We are left with considering the space of solutions of the eigensystem above. Note that upon a first look, this is quite the eccentric eigenvalue problem; the eigenvalues are constrained to be the norm of the eigenvectors themselves! Not to worry however, for suppose the orthonormal solution to the eigenproblem of $Q$ is given by the set $\{\gamma_i\in\mathbb{R}, e_i\in \mathbb{R}^N\}$ (one should be always able to find such a solution for the matrices in question). Since the eigensystem is homogeneous we can divide it by a constant, so we will solve the equivalent problem
$$Q\frac{\lambda}{||\lambda||}=r^2\frac{\lambda}{||\lambda||}$$
We use the orthonormal solution above to construct the solution. Indeed we find that the solution is given by the set
$$\{r_i=\sqrt{\gamma_i},\lambda_i=\pm\sqrt{\gamma_i}e_i,~~ \gamma_i>0\}$$
There are no solutions allowed corresponding to negative eigenvalues. Since the value of the function on the critical points is
$$f(v)=1-\log(r_i^2)$$
The minimum is given by the vector that corresponds to the maximum positive eigenvalue of the matrix $Q$:
$$r=\max_i(\sqrt{\gamma_i})~,~ \lambda=\pm \sqrt{\gamma_{\max}}e_{\gamma_{\max}}~,~ f=1-\log\gamma_{\max}$$
Note that the minimum is always at least doubly degenerate, however it can have higher degeneracy if the maximum eigenvalue has multiplicity $>1$.
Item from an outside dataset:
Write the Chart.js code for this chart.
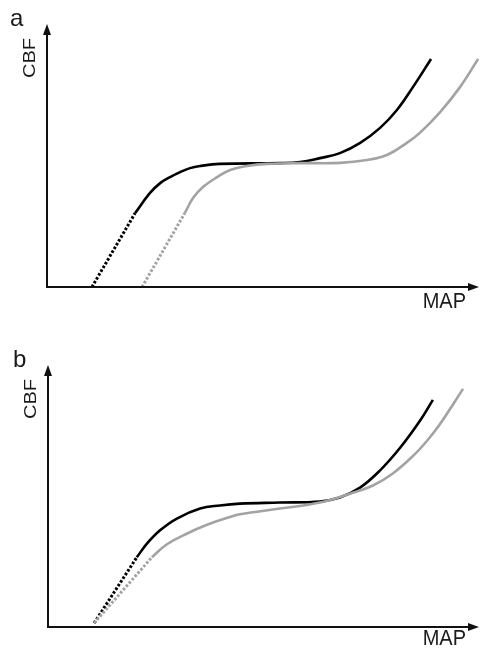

A: Your work suggests the problem is equivalent to maximizing $|v^\top u|$ subject to the constraint $v^\top A v = 1$.
Making the change of variables $z=A^{1/2} v$ and $y=A^{-1/2} u$, this is equivalent to maximizing $|z^\top y|$ subject to $z^\top z = 1$. By Cauchy-Schwarz, this is attained when $z = \pm y/\|y\|$. Working backwards, this leads to $v = A^{-1/2} z = \pm A^{-1/2} y/\|y\| = \pm \frac{A^{-1} u}{\sqrt{u^\top A^{-1} u}}$.